Your goal. For the entries that follow, state how many lines include the word "this", giving the number and nothing else.

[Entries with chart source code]
[start]

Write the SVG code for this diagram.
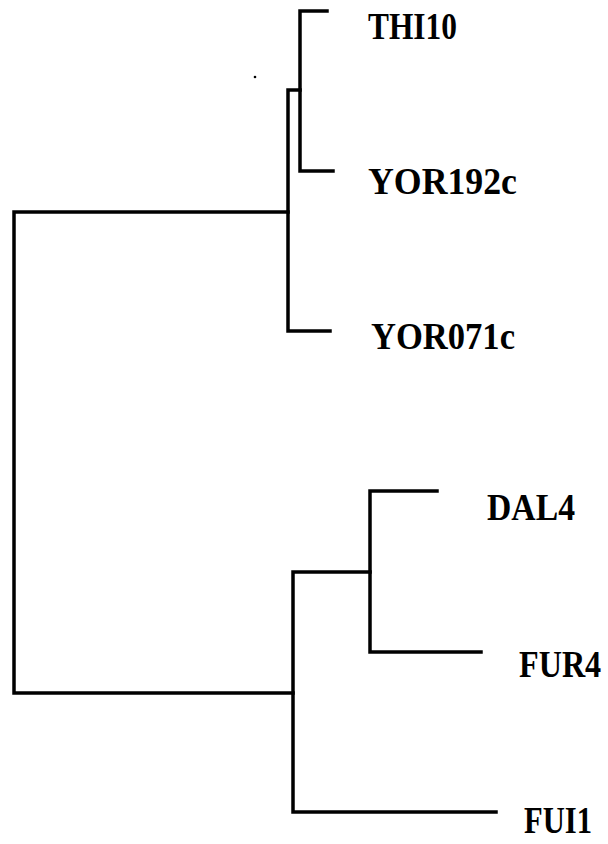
<svg xmlns="http://www.w3.org/2000/svg" width="608" height="844" viewBox="0 0 608 844">
<style>
.br{fill:none;stroke:#000;stroke-width:3.5;stroke-linejoin:miter;stroke-linecap:square}
.lb{font-family:"Liberation Serif","Times New Roman",serif;font-weight:bold;font-size:37px;fill:#000}
</style>
<rect width="608" height="844" fill="#fff"/>
<g id="connectors">
<path class="br" d="M288,212 H14 V693 H293"/>
<path class="br" d="M300,90 H288 V331 H330"/>
<path class="br" d="M327,11 H300 V171 H333"/>
<path class="br" d="M370,572 H293 V812 H496"/>
<path class="br" d="M437,491 H370 V652 H481"/>
</g>
<circle cx="255" cy="77" r="1.3" fill="#000"/>
<g id="THI10"><text class="lb" x="368" y="39" textLength="89" lengthAdjust="spacingAndGlyphs">THI10</text></g>
<g id="YOR192c"><text class="lb" x="368" y="194" textLength="149" lengthAdjust="spacingAndGlyphs">YOR192c</text></g>
<g id="YOR071c"><text class="lb" x="371" y="349" textLength="144" lengthAdjust="spacingAndGlyphs">YOR071c</text></g>
<g id="DAL4"><text class="lb" x="487" y="520" textLength="88" lengthAdjust="spacingAndGlyphs">DAL4</text></g>
<g id="FUR4"><text class="lb" transform="translate(519,677) scale(0.87,1)" x="0" y="0">FUR4</text></g>
<g id="FUI1"><text class="lb" x="524" y="833" textLength="68" lengthAdjust="spacingAndGlyphs">FUI1</text></g>
</svg>
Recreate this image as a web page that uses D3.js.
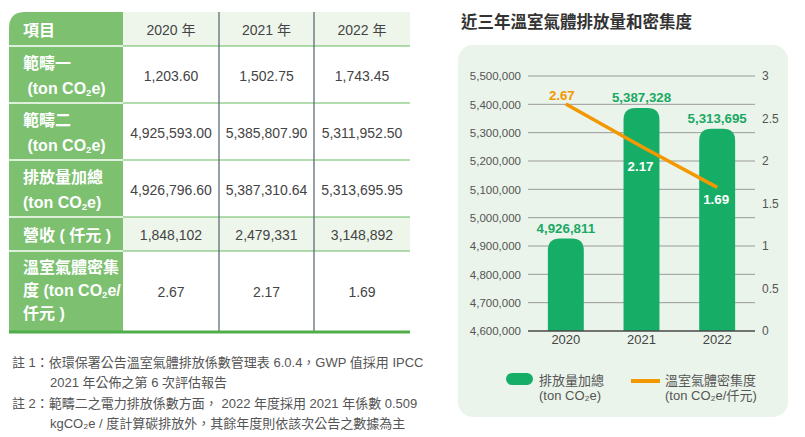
<!DOCTYPE html>
<html>
<head>
<meta charset="utf-8">
<script src="https://cdn.jsdelivr.net/npm/d3@7"></script>
<style>
  html, body { margin: 0; padding: 0; background: #ffffff; }
  svg { display: block; font-family: "Liberation Sans", Arial, "Noto Sans CJK TC", sans-serif; }
</style>
</head>
<body>
<svg id="root" width="805" height="437"></svg>
<script>
// ---------- DATA ----------
const tableHeader = "項目";
const tableYears = ["2020 年", "2021 年", "2022 年"];
const tableRowLabels = [
  ["範疇一", " (ton CO₂e)"],
  ["範疇二", " (ton CO₂e)"],
  ["排放量加總", "(ton CO₂e)"],
  ["營收 ( 仟元 )"],
  ["溫室氣體密集", "度 (ton CO₂e/", "仟元 )"]
];
const scope1 = ["1,203.60", "1,502.75", "1,743.45"];
const scope2 = ["4,925,593.00", "5,385,807.90", "5,311,952.50"];
const totalEmission = ["4,926,796.60", "5,387,310.64", "5,313,695.95"];
const revenue = ["1,848,102", "2,479,331", "3,148,892"];
const intensityText = ["2.67", "2.17", "1.69"];
const notes = [
  ["註 1：依環保署公告溫室氣體排放係數管理表 6.0.4，GWP 值採用 IPCC", "2021 年公佈之第 6 次評估報告"],
  ["註 2：範疇二之電力排放係數方面， 2022 年度採用 2021 年係數 0.509", "kgCO₂e / 度計算碳排放外，其餘年度則依該次公告之數據為主"]
];

const chartTitle = "近三年溫室氣體排放量和密集度";
const years = ["2020", "2021", "2022"];
const emissions = [4926811, 5387328, 5313695];
const intensity = [2.67, 2.17, 1.69];
const leftTicks = [4600000, 4700000, 4800000, 4900000, 5000000, 5100000, 5200000, 5300000, 5400000, 5500000];
const rightTicks = [0, 0.5, 1, 1.5, 2, 2.5, 3];
const legendLabels = [["排放量加總", "(ton CO₂e)"], ["溫室氣體密集度", "(ton CO₂e/仟元)"]];

// ---------- STYLE ----------
const C = {
  green: "#7cc070", headBg: "#eef6ec", hLine: "#69bb5e", vLine: "#5d6c78",
  text: "#444", bar: "#16ae67", barLabel: "#1aa865", orange: "#f39800",
  panel: "#eaf4ea", grid: "#9a9a9a", axis: "#4a4a4a", tick: "#555"
};

const svg = d3.select("#root");

// ---------- TABLE ----------
const colX = [9, 123, 219, 314, 410];
const rowY = [12, 46, 103, 160, 217, 251, 331];
const tableRows = [scope1, scope2, totalEmission, revenue, intensityText];
const labelLineY = [[63, 88], [120, 145], [177, 202], [235], [267, 290, 313]];

const tbl = svg.append("g");

// header data background
tbl.append("rect").attr("x", colX[1]).attr("y", rowY[0]).attr("width", colX[4] - colX[1]).attr("height", rowY[1] - rowY[0]).attr("fill", C.headBg);
// revenue row background
tbl.append("rect").attr("x", colX[1]).attr("y", rowY[4]).attr("width", colX[4] - colX[1]).attr("height", rowY[5] - rowY[4]).attr("fill", C.headBg);

// label column (green) with rounded top-left corner
const r = 16;
tbl.append("path")
  .attr("d", `M${colX[0]},${rowY[6]} L${colX[0]},${rowY[0] + r} Q${colX[0]},${rowY[0]} ${colX[0] + r},${rowY[0]} L${colX[1]},${rowY[0]} L${colX[1]},${rowY[6]} Z`)
  .attr("fill", C.green);
// white separators in label column
rowY.slice(1, 6).forEach(y => {
  tbl.append("line").attr("x1", colX[0]).attr("x2", colX[1]).attr("y1", y).attr("y2", y).attr("stroke", "#ffffff").attr("stroke-width", 1.5);
});
// green separators in data area
rowY.slice(1, 6).forEach(y => {
  tbl.append("line").attr("x1", colX[1]).attr("x2", colX[4]).attr("y1", y).attr("y2", y).attr("stroke", C.hLine).attr("stroke-width", 1.2);
});
// vertical separators
[colX[2], colX[3]].forEach(x => {
  tbl.append("line").attr("x1", x).attr("x2", x).attr("y1", rowY[0]).attr("y2", rowY[6]).attr("stroke", C.vLine).attr("stroke-width", 1.3);
});
// bottom thick line
tbl.append("line").attr("x1", colX[0]).attr("x2", colX[4]).attr("y1", rowY[6] + 1).attr("y2", rowY[6] + 1).attr("stroke", "#4fae4a").attr("stroke-width", 3);

// text with CO₂ subscript
function addRich(g, str, x, y, opts) {
  const t = g.append("text").attr("x", x).attr("y", y)
    .attr("font-size", opts.size).attr("font-weight", opts.weight || "normal")
    .attr("fill", opts.fill).attr("text-anchor", opts.anchor || "start")
    .attr("dominant-baseline", "central").style("white-space", "pre");
  const parts = str.split("₂");
  if (parts.length === 1 || !opts.sub) { t.text(str); return t; }
  t.append("tspan").text(parts[0]);
  t.append("tspan").text("2").attr("font-size", opts.size * 0.6).attr("dy", opts.size * 0.25);
  t.append("tspan").text(parts[1]).attr("dy", -opts.size * 0.25);
  return t;
}

addRich(tbl, tableHeader, 23, 30, { size: 16, weight: "bold", fill: "#ffffff" });
tableYears.forEach((yv, i) => {
  addRich(tbl, yv, (colX[i + 1] + colX[i + 2]) / 2, 30, { size: 14, fill: C.text, anchor: "middle" });
});
tableRowLabels.forEach((lines, ri) => {
  lines.forEach((ln, li) => {
    addRich(tbl, ln, 23, labelLineY[ri][li], { size: 16, weight: "bold", fill: "#ffffff", sub: true });
  });
});
tableRows.forEach((vals, ri) => {
  const cy = (rowY[ri + 1] + rowY[ri + 2]) / 2;
  vals.forEach((v, ci) => {
    addRich(tbl, v, (colX[ci + 1] + colX[ci + 2]) / 2, cy + 1, { size: 14, fill: C.text, anchor: "middle" });
  });
});

// notes
const noteY = [[362, 382], [403, 423]];
notes.forEach((lines, ni) => {
  lines.forEach((ln, li) => {
    svg.append("text").attr("x", li === 0 ? 12 : 50).attr("y", noteY[ni][li])
      .attr("dominant-baseline", "central").attr("font-size", 13).attr("fill", "#555")
      .style("white-space", "pre").text(ln);
  });
});

// ---------- CHART ----------
svg.append("text").attr("x", 461).attr("y", 21).attr("dominant-baseline", "central")
  .attr("font-size", 16.5).attr("font-weight", "bold").attr("fill", "#333")
  .attr("font-family", "'Noto Sans CJK TC', sans-serif").text(chartTitle);

svg.append("rect").attr("x", 458).attr("y", 45).attr("width", 330).attr("height", 372)
  .attr("rx", 15).attr("fill", C.panel);

const plot = { left: 528, right: 755, top: 76, bottom: 331 };
const x = d3.scaleBand().domain(years).range([plot.left, plot.right]).paddingInner(0.525).paddingOuter(0.2625);
const yL = d3.scaleLinear().domain([4600000, 5500000]).range([plot.bottom, plot.top]);
const yR = d3.scaleLinear().domain([0, 3]).range([plot.bottom, plot.top]);

const ch = svg.append("g");

// grid lines
ch.selectAll("line.grid").data(leftTicks.slice(1)).join("line")
  .attr("x1", plot.left).attr("x2", plot.right)
  .attr("y1", d => yL(d)).attr("y2", d => yL(d))
  .attr("stroke", C.grid).attr("stroke-width", 1);

// left axis
const leftAxis = ch.append("g").attr("transform", `translate(${plot.left - 7},0)`)
  .call(d3.axisLeft(yL).tickValues(leftTicks).tickFormat(d3.format(",")).tickSize(0).tickPadding(0));
leftAxis.select(".domain").remove();
leftAxis.selectAll("text").attr("font-size", 11.5).attr("fill", C.tick).attr("font-family", "'Liberation Sans', Arial, sans-serif");

// right axis
const rightAxis = ch.append("g").attr("transform", `translate(${plot.right + 7},0)`)
  .call(d3.axisRight(yR).tickValues(rightTicks).tickFormat(d => String(d)).tickSize(0).tickPadding(0));
rightAxis.select(".domain").remove();
rightAxis.selectAll("text").attr("font-size", 12).attr("fill", C.tick).attr("font-family", "'Liberation Sans', Arial, sans-serif");

// bars with rounded top
const rad = 12;
const bw = x.bandwidth();
ch.selectAll("path.bar").data(years).join("path")
  .attr("d", (d, i) => {
    const x0 = x(d), x1 = x0 + bw, yt = yL(emissions[i]), yb = yL.range()[0];
    return `M${x0},${yb} L${x0},${yt + rad} Q${x0},${yt} ${x0 + rad},${yt} L${x1 - rad},${yt} Q${x1},${yt} ${x1},${yt + rad} L${x1},${yb} Z`;
  })
  .attr("fill", C.bar);

// x axis line
ch.append("line").attr("x1", plot.left).attr("x2", plot.right)
  .attr("y1", plot.bottom).attr("y2", plot.bottom).attr("stroke", C.axis).attr("stroke-width", 1.3);

// x axis labels
const xAxis = ch.append("g").attr("transform", `translate(0,${plot.bottom + 4})`)
  .call(d3.axisBottom(x).tickSize(0).tickPadding(0));
xAxis.select(".domain").remove();
xAxis.selectAll("text").attr("font-size", 13).attr("fill", C.text).attr("font-family", "'Liberation Sans', Arial, sans-serif");

// bar labels
ch.selectAll("text.barlab").data(years).join("text")
  .attr("x", d => x(d) + bw / 2)
  .attr("y", (d, i) => yL(emissions[i]) - 10)
  .attr("text-anchor", "middle").attr("dominant-baseline", "central")
  .attr("font-size", 13.3).attr("font-weight", "bold").attr("fill", C.barLabel)
  .text((d, i) => d3.format(",")(emissions[i]));

// intensity line
const cx = d => x(d) + bw / 2;
ch.append("path").datum(years)
  .attr("d", d3.line().x(d => cx(d)).y((d, i) => yR(intensity[i])))
  .attr("fill", "none").attr("stroke", C.orange).attr("stroke-width", 3.5);

// intensity labels
const lineLabelDy = [-9, 20, 12];
const lineLabelDx = [-4, -1, -1];
ch.selectAll("text.linelab").data(years).join("text")
  .attr("x", (d, i) => cx(d) + lineLabelDx[i])
  .attr("y", (d, i) => yR(intensity[i]) + lineLabelDy[i])
  .attr("text-anchor", "middle").attr("dominant-baseline", "central")
  .attr("font-size", 13.3).attr("font-weight", "bold")
  .attr("fill", (d, i) => i === 0 ? C.orange : "#ffffff")
  .text((d, i) => intensity[i].toFixed(2));

// legend
const lg = svg.append("g");
lg.append("rect").attr("x", 506).attr("y", 373).attr("width", 27).attr("height", 12).attr("rx", 6).attr("fill", C.bar);
lg.append("line").attr("x1", 631).attr("x2", 660).attr("y1", 381).attr("y2", 381).attr("stroke", C.orange).attr("stroke-width", 4);
const legX = [539, 665];
legendLabels.forEach((lines, i) => {
  lines.forEach((ln, li) => {
    lg.append("text").attr("x", legX[i]).attr("y", 380 + li * 15).attr("dominant-baseline", "central")
      .attr("font-size", 13).attr("fill", "#555").text(ln);
  });
});
</script>
</body>
</html>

[end]

Exercise output. 2